Task directions: Quote the data exactly, first line to the line containing "errorbar=None, legend=False, ax=ax)", with no pictures.

►

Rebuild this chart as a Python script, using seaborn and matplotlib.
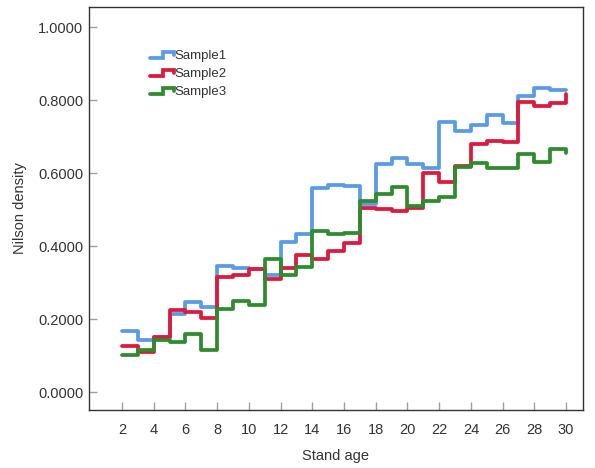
import numpy as np
import pandas as pd
import matplotlib
matplotlib.use("Agg")
import matplotlib.pyplot as plt
import seaborn as sns
from matplotlib.lines import Line2D
from matplotlib.legend_handler import HandlerBase

# ---- data ----
stand_age = list(range(2, 31))
sample1 = [0.168, 0.144, 0.150, 0.214, 0.247, 0.232, 0.345, 0.340, 0.336, 0.320,
           0.410, 0.433, 0.558, 0.567, 0.564, 0.515, 0.626, 0.640, 0.625, 0.613,
           0.740, 0.716, 0.732, 0.758, 0.738, 0.810, 0.832, 0.827, 0.827]
sample2 = [0.126, 0.110, 0.152, 0.225, 0.220, 0.202, 0.316, 0.322, 0.336, 0.310,
           0.341, 0.375, 0.366, 0.386, 0.409, 0.503, 0.502, 0.497, 0.503, 0.601,
           0.576, 0.619, 0.680, 0.688, 0.684, 0.794, 0.784, 0.792, 0.818]
sample3 = [0.101, 0.115, 0.142, 0.138, 0.158, 0.116, 0.227, 0.249, 0.240, 0.364,
           0.320, 0.342, 0.442, 0.432, 0.436, 0.523, 0.543, 0.561, 0.510, 0.524,
           0.535, 0.616, 0.628, 0.613, 0.614, 0.652, 0.631, 0.665, 0.655]
series_names = ["Sample1", "Sample2", "Sample3"]
colors = ["#5A9BE6", "#DC1A3E", "#2E8B2E"]
x_ticks = list(range(2, 31, 2))
y_ticks = [0.0, 0.2, 0.4, 0.6, 0.8, 1.0]

df = pd.DataFrame({
    "Stand age": stand_age * 3,
    "Nilson density": sample1 + sample2 + sample3,
    "sample": sum([[n] * len(stand_age) for n in series_names], []),
})

sns.set_theme(style="white")
plt.rcParams["font.family"] = ["Liberation Sans", "DejaVu Sans"]

fig = plt.figure(figsize=(5.95, 4.68), dpi=100)
ax = fig.add_axes([89 / 595, 58 / 468, 494 / 595, 403 / 468])

sns.lineplot(data=df, x="Stand age", y="Nilson density", hue="sample",
             palette=dict(zip(series_names, colors)), drawstyle="steps-post",
             linewidth=2.7, estimator=None, errorbar=None, legend=False, ax=ax)


class StepHandler(HandlerBase):
    def create_artists(self, legend, orig_handle, xdescent, ydescent, width,
                       height, fontsize, trans):
        x0 = -xdescent
        x1 = x0 + width
        yl = -ydescent + height * 0.1
        yh = -ydescent + height * 0.8
        xm = x0 + width * 0.55
        xs = [x0, xm, xm, x1, x1]
        ys = [yl, yl, yh, yh, yh - height * 0.35]
        ln = Line2D(xs, ys, color=orig_handle.get_color(),
                    lw=orig_handle.get_linewidth(), solid_joinstyle="miter")
        ln.set_transform(trans)
        return [ln]


handles = [Line2D([0], [0], color=c, lw=2.7) for c in colors]
ax.legend(handles, series_names, handler_map={Line2D: StepHandler()},
          loc="upper left", bbox_to_anchor=(0.123, 0.893), frameon=False,
          fontsize=9.5, handlelength=1.8, handletextpad=0.05, labelspacing=0.42,
          borderpad=0, borderaxespad=0, labelcolor="#333333")

ax.set_xlim(-0.08, 31.07)
ax.set_ylim(-0.049, 1.055)
ax.set_xticks(x_ticks)
ax.set_xticklabels([str(t) for t in x_ticks])
ax.set_yticks(y_ticks)
ax.set_yticklabels([f"{t:.4f}" for t in y_ticks])
ax.tick_params(axis="both", direction="in", length=6, width=1, color="#A0A0A0",
               labelsize=10.5, labelcolor="#333333", bottom=True, left=True)
ax.tick_params(axis="x", pad=9)
ax.tick_params(axis="y", pad=4)
ax.set_xlabel("Stand age", fontsize=10.5, color="#333333", labelpad=9)
ax.set_ylabel("Nilson density", fontsize=10.5, color="#333333", labelpad=8)
for s in ax.spines.values():
    s.set_color("#333333")
    s.set_linewidth(1.0)
    s.set_visible(True)

fig.savefig("out.png", dpi=100)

◄

Task response:
Rebuild this chart as a Python script, using seaborn and matplotlib.
import numpy as np
import pandas as pd
import matplotlib
matplotlib.use("Agg")
import matplotlib.pyplot as plt
import seaborn as sns
from matplotlib.lines import Line2D
from matplotlib.legend_handler import HandlerBase

# ---- data ----
stand_age = list(range(2, 31))
sample1 = [0.168, 0.144, 0.150, 0.214, 0.247, 0.232, 0.345, 0.340, 0.336, 0.320,
           0.410, 0.433, 0.558, 0.567, 0.564, 0.515, 0.626, 0.640, 0.625, 0.613,
           0.740, 0.716, 0.732, 0.758, 0.738, 0.810, 0.832, 0.827, 0.827]
sample2 = [0.126, 0.110, 0.152, 0.225, 0.220, 0.202, 0.316, 0.322, 0.336, 0.310,
           0.341, 0.375, 0.366, 0.386, 0.409, 0.503, 0.502, 0.497, 0.503, 0.601,
           0.576, 0.619, 0.680, 0.688, 0.684, 0.794, 0.784, 0.792, 0.818]
sample3 = [0.101, 0.115, 0.142, 0.138, 0.158, 0.116, 0.227, 0.249, 0.240, 0.364,
           0.320, 0.342, 0.442, 0.432, 0.436, 0.523, 0.543, 0.561, 0.510, 0.524,
           0.535, 0.616, 0.628, 0.613, 0.614, 0.652, 0.631, 0.665, 0.655]
series_names = ["Sample1", "Sample2", "Sample3"]
colors = ["#5A9BE6", "#DC1A3E", "#2E8B2E"]
x_ticks = list(range(2, 31, 2))
y_ticks = [0.0, 0.2, 0.4, 0.6, 0.8, 1.0]

df = pd.DataFrame({
    "Stand age": stand_age * 3,
    "Nilson density": sample1 + sample2 + sample3,
    "sample": sum([[n] * len(stand_age) for n in series_names], []),
})

sns.set_theme(style="white")
plt.rcParams["font.family"] = ["Liberation Sans", "DejaVu Sans"]

fig = plt.figure(figsize=(5.95, 4.68), dpi=100)
ax = fig.add_axes([89 / 595, 58 / 468, 494 / 595, 403 / 468])

sns.lineplot(data=df, x="Stand age", y="Nilson density", hue="sample",
             palette=dict(zip(series_names, colors)), drawstyle="steps-post",
             linewidth=2.7, estimator=None, errorbar=None, legend=False, ax=ax)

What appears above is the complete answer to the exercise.